* MATERIAL *

-*-

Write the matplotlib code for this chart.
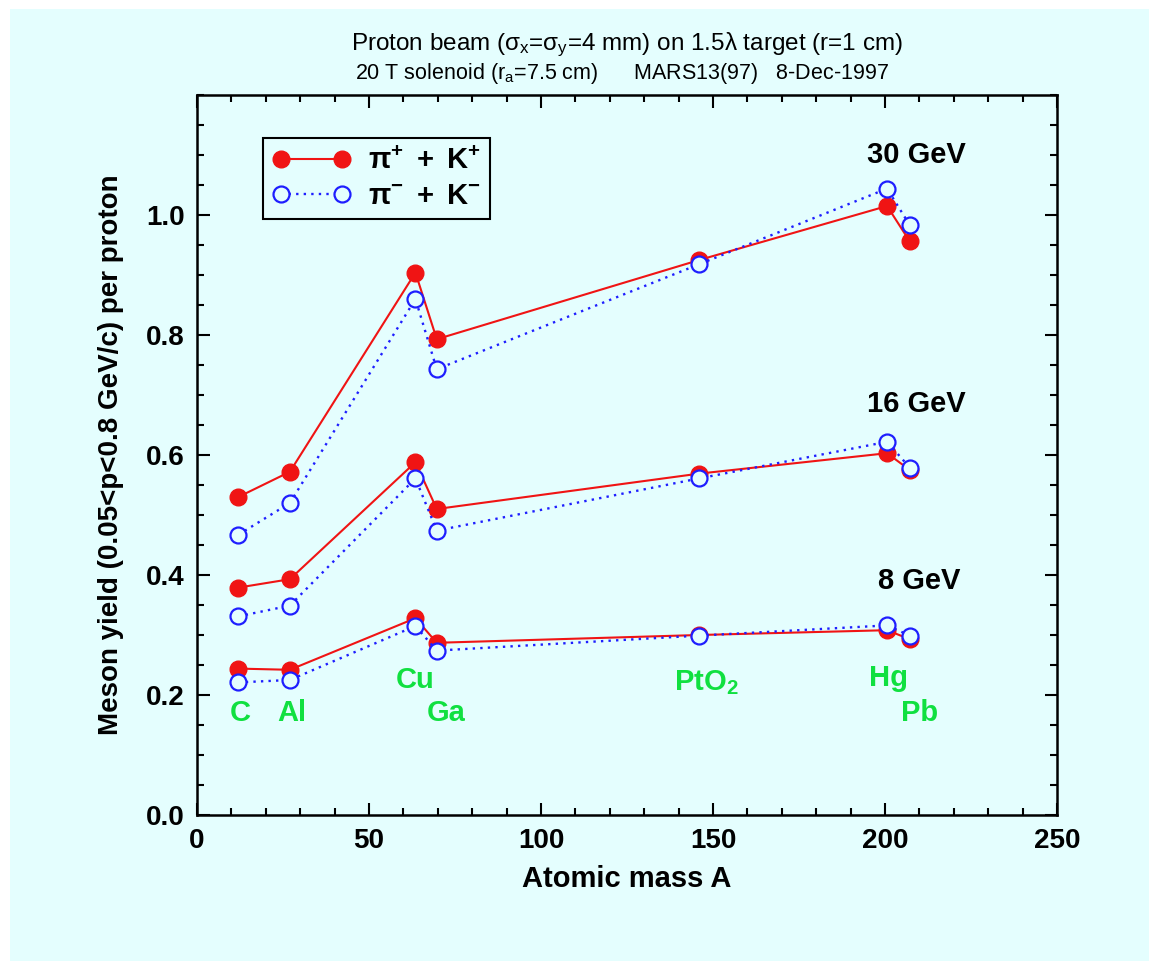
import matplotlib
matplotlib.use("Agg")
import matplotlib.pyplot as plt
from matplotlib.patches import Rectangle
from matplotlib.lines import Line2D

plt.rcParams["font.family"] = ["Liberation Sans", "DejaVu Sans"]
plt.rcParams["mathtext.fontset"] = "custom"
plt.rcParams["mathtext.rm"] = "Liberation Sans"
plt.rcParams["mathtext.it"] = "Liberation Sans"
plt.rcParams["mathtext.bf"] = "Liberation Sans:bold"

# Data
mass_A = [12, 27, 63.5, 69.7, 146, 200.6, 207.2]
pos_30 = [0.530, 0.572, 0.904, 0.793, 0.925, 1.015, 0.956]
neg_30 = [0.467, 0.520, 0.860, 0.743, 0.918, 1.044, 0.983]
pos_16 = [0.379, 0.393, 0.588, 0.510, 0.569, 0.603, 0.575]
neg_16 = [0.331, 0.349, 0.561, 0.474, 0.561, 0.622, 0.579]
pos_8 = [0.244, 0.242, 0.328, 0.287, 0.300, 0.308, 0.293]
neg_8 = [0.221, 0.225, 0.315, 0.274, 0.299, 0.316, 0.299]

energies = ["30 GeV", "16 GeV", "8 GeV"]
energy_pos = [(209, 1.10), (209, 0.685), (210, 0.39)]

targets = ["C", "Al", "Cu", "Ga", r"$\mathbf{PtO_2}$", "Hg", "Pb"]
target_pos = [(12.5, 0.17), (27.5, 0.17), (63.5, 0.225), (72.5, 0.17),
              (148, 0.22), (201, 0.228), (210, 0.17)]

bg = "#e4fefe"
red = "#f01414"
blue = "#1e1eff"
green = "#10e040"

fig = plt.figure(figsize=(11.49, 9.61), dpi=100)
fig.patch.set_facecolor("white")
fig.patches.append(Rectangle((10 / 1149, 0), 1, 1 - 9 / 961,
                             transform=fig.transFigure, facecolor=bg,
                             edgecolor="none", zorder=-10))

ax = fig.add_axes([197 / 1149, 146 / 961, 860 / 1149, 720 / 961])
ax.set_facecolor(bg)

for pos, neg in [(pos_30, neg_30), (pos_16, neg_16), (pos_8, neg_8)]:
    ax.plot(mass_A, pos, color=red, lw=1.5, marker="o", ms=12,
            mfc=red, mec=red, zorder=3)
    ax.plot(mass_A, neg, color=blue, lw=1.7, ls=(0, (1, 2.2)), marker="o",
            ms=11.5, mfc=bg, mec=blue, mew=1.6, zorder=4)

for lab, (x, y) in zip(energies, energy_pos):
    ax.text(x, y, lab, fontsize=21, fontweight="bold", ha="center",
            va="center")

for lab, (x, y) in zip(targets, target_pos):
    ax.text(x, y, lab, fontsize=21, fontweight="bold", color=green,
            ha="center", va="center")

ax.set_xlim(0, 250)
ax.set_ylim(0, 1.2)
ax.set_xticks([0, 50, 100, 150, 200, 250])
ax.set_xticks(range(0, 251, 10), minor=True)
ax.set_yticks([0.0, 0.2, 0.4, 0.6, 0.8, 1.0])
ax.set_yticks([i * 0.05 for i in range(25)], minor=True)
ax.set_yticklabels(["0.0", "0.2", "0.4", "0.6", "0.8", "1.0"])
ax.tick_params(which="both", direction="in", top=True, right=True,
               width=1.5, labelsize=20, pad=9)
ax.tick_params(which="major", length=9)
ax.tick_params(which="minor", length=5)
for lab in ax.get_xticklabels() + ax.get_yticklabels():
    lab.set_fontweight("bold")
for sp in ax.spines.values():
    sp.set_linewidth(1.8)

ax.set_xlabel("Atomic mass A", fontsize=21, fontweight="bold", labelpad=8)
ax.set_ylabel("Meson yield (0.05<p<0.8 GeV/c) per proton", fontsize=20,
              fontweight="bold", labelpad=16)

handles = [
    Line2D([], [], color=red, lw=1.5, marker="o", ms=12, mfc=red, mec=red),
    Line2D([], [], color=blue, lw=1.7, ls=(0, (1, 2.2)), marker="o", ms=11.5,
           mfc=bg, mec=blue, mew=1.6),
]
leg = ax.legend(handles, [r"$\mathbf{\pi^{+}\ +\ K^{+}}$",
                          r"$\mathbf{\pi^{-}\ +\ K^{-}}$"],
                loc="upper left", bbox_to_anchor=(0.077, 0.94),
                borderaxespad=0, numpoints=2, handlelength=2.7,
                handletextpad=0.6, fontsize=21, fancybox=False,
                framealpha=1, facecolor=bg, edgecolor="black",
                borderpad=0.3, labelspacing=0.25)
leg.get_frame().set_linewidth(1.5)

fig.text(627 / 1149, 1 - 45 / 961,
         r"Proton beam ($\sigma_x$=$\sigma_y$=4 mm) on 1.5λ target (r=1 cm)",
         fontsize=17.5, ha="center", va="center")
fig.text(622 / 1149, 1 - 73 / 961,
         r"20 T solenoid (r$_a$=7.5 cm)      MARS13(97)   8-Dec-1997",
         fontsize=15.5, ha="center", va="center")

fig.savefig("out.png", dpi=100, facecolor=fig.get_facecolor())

-*-

* WHAT IS NEEDED *
Locate the lines above that contain "matplotlib" and copy them.

* COMPLETE OUTPUT *
Write the matplotlib code for this chart.
import matplotlib
matplotlib.use("Agg")
import matplotlib.pyplot as plt
from matplotlib.patches import Rectangle
from matplotlib.lines import Line2D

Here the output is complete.